In April 2015, the Tennessee Supreme Court halted all pending executions to allow lower courts to hold hearings on those arguments. The high court heard the matter in October 2016. 

Meanwhile, death row prisoner Abu-Ali Abdur’Rahman, who has been on death row since 1987 for a fatal stabbing that occurred during a robbery, was granted a hearing to determine if prosecutors discriminated against potential jurors based solely on race. The attorney representing him also brought a claim that the death penalty is arbitrarily imposed. That is a claim that others have asserted in the past, but they lacked facts to prove it.

Attorney Ed Miller spent two years gathering information for attorney Brad MacLean to use in Abdur’Rahman’s case. He identified 2,095 first-degree murder cases in Tennessee since 1977. Of them, only 193 resulted in death sentences, of which 104, or 53 percent, were reversed. Forty-five of those cases received reversal due to ineffective attorneys. Only 0.3 percent of all defendants were executed.

Only 48 of Tennessee’s 95 counties imposed a death sentence. Defendants convicted of killing two or more people are seven times more likely to receive a sentence of life or life without parole despite multiple victims being a factor for juries to consider in a death sentence. Tennessee has imposed death only 14 times in the last 10 years, but 10 of those defendants were African-American.

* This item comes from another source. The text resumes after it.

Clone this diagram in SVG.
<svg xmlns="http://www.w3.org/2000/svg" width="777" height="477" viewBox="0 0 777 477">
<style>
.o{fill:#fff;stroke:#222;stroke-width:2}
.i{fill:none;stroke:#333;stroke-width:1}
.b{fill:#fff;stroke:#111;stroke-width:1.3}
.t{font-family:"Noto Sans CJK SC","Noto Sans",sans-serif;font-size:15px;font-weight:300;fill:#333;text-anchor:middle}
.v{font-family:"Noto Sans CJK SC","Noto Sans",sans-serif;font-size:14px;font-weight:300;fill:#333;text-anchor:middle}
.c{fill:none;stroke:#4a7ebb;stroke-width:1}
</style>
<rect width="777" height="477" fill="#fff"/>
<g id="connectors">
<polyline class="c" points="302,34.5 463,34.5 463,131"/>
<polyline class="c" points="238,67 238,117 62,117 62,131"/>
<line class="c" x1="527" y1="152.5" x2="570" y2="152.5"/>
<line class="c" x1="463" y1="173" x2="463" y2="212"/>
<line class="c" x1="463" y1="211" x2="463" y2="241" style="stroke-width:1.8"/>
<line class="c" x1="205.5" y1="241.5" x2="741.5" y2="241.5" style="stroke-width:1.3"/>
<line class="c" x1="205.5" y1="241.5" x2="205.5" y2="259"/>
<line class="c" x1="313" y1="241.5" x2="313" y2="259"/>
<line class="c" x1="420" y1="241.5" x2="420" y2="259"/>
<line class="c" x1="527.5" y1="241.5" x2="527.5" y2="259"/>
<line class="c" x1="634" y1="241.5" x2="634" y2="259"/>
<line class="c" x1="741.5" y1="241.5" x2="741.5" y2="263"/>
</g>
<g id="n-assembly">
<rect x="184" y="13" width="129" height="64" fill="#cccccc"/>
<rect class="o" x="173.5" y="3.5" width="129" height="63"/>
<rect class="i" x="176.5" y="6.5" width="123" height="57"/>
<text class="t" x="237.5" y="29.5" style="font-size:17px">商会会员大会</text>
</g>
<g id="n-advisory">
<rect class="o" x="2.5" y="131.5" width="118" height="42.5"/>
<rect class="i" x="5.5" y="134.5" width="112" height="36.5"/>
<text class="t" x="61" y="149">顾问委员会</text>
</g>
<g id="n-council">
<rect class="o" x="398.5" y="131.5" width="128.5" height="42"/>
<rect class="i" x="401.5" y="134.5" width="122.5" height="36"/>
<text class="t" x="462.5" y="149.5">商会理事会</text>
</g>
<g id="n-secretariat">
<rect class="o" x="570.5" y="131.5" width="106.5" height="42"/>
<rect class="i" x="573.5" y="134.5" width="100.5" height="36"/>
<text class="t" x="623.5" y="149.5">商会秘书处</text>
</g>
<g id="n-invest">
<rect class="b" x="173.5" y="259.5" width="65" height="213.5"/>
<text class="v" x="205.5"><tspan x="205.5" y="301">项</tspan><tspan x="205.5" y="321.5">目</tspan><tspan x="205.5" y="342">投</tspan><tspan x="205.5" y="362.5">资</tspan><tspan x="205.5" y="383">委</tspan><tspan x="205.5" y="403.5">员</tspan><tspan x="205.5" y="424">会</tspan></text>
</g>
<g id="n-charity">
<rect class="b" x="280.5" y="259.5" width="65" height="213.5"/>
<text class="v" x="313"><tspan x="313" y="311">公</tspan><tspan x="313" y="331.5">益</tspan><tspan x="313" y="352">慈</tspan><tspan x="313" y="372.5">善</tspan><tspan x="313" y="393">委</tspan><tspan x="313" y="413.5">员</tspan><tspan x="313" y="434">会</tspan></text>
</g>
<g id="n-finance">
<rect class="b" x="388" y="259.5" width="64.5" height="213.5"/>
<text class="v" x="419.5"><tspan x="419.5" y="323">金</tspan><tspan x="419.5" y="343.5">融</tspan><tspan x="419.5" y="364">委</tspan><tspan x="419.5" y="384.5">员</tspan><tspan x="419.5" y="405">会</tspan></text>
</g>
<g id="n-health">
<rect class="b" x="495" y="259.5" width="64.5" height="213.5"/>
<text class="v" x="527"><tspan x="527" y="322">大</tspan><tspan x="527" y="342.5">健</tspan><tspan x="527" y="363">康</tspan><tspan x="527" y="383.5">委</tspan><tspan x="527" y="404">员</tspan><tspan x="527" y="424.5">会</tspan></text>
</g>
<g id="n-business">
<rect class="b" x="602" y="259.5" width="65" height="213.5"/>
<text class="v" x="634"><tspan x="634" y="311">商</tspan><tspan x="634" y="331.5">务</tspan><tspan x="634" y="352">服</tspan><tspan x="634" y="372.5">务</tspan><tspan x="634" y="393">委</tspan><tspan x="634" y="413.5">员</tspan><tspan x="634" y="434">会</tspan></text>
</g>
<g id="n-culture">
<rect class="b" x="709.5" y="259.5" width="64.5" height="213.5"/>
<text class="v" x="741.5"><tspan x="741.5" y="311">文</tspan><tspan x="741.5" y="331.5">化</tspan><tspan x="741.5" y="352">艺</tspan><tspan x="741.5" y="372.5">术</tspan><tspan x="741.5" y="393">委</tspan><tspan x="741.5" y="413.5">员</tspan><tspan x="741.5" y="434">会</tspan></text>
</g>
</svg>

“This is the first time this kind of information has been laid out before the court,” said McLean. “If we’re going to remain true to the principles set forth by the Supreme Court, there is no logical way, no rationale way we can sustain this system. It really operates like a lottery. It’s a crapshoot. It’s like being struck by lightning whether you get executed or not.”

A novel claim now being put forth by death row attorneys comes from the U.S. Supreme Court ruling legalizing same-sex marriage nationwide. In that case, it was held that courts cannot infringe on rights, including the right to life. In Abdur’Rahman’s case, the court wrote “the death penalty does not deny an individual his fundamental right to life.”

That logic seems to be an oxymoron that exhibits a true belief that life never ends, it just transitions to another stage.